On Wednesday’s episode of the show, I spoke with the former immigration attorney–turned–congresswoman about the broader powers she has now that’s she in D.C. and whether she will be able to use them. Our conversation has been condensed and edited for clarity.
Mary Harris: Rep. Hillary Scholten says the nuances of immigration have always been important to her. Before she was an attorney, she worked as a migrant advocate. But once she got her law degree, she took that experience one step forward, joining the DOJ.
Hillary Scholten: I was working at the Justice Department on immigration issues largely related to enforcement, figuring out how to make our laws more just, more fair, more humane.
You were working on immigration appeals, right?
Yeah, exactly. But the Board of Immigration Appeals also has jurisdiction over dealing with regulations. It’s the highest administrative agency dealing with immigration issues—not only one-off cases, but we set national precedent for things like asylum, dealing with children who are detained in the United States. It’s a very powerful agency. Not a lot of people realize how much influence it has. And so that’s significant because when Trump was elected, we saw such a marked change in the direction of the work, where the focus of the policies seemed to be cruelty for the point of cruelty. And I couldn’t continue to work there and uphold my oath to protect and defend the Constitution, let alone maintain my own moral compass. And so I took a stand and I left.
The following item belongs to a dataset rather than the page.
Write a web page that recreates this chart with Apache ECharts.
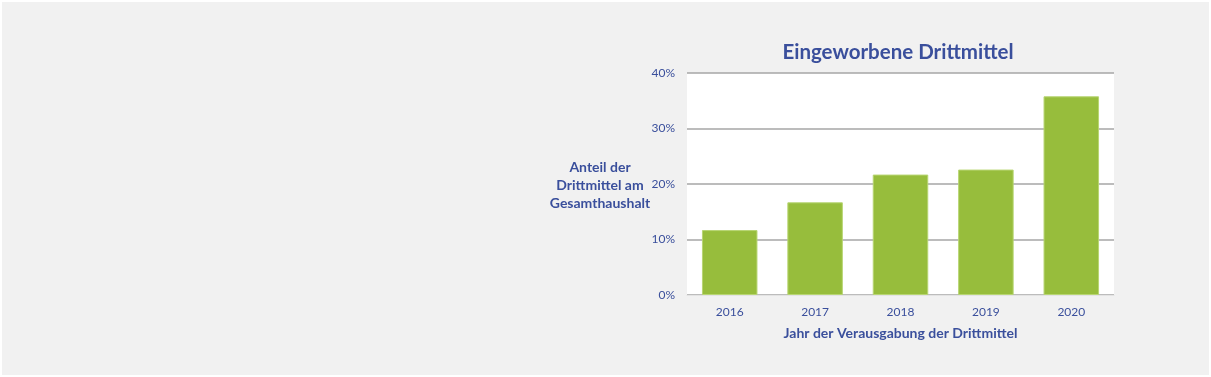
<!DOCTYPE html>
<html>
<head>
<meta charset="utf-8">
<script src="https://cdn.jsdelivr.net/npm/echarts@6/dist/echarts.min.js"></script>
<style>
  html, body { margin: 0; padding: 0; background: #fff; }
  #chart { width: 1211px; height: 377px; }
</style>
</head>
<body>
<div id="chart"></div>
<script>
// Drittmittel-Anteil pro Jahr
const years = ['2016', '2017', '2018', '2019', '2020']
const shares = [11.7, 16.7, 21.7, 22.6, 35.8]
const yTicks = [0, 10, 20, 30, 40]

const textBlue = '#3a4f9c'
const fontFam = 'Lato, "Open Sans", sans-serif'

const chart = echarts.init(document.getElementById('chart'))
chart.setOption({
  backgroundColor: '#f1f1f1',
  animation: false,
  title: {
    text: 'Eingeworbene Drittmittel',
    left: 893,
    textAlign: 'center',
    top: 37,
    textStyle: { color: textBlue, fontSize: 20.5, fontWeight: 'bold', fontFamily: fontFam }
  },
  graphic: [
    {
      type: 'rect',
      shape: { x: 0, y: 0, width: 1211, height: 377 },
      style: { fill: 'none', stroke: '#fff', lineWidth: 4 },
      silent: true
    },
    {
      type: 'text',
      x: 600,
      y: 158,
      style: {
        text: 'Anteil der\nDrittmittel am\nGesamthaushalt',
        fill: textBlue,
        font: 'bold 14px ' + fontFam,
        lineHeight: 18,
        align: 'center'
      }
    }
  ],
  grid: {
    left: 687,
    right: 97,
    top: 73,
    bottom: 82,
    show: true,
    backgroundColor: '#ffffff',
    borderWidth: 0
  },
  xAxis: {
    type: 'category',
    data: years,
    name: 'Jahr der Verausgabung der Drittmittel',
    nameLocation: 'middle',
    nameGap: 31,
    nameTextStyle: { color: textBlue, fontSize: 14, fontWeight: 'bold', fontFamily: fontFam },
    axisTick: { show: false },
    axisLine: { show: true, lineStyle: { color: '#e3e3e3', width: 1 } },
    axisLabel: { color: textBlue, fontSize: 12, margin: 11, fontFamily: fontFam }
  },
  yAxis: {
    type: 'value',
    min: yTicks[0],
    max: yTicks[yTicks.length - 1],
    interval: 10,
    axisLine: { show: false },
    axisTick: { show: false },
    axisLabel: { color: textBlue, fontSize: 12, margin: 12, fontFamily: fontFam, formatter: '{value}%' },
    splitLine: { lineStyle: { color: '#a6a6a6', width: 1.5 } }
  },
  series: [
    {
      type: 'bar',
      data: shares,
      barCategoryGap: '35%',
      itemStyle: { color: '#97bd3c', borderColor: '#b7d572', borderWidth: 1 }
    }
  ]
})
</script>
</body>
</html>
Scholten soon got a new job at the Michigan Immigrant Rights Center. But almost as soon as she arrived, her work—and the work of many other immigration attorneys across the country—was thrown into chaos. Things got especially bad as it became clear the Department of Homeland Security was separating migrant children from their parents at the border, leaving lawyers and advocates to figure out what to do next. That’s when Hillary Scholten started seriously considering a run for Congress.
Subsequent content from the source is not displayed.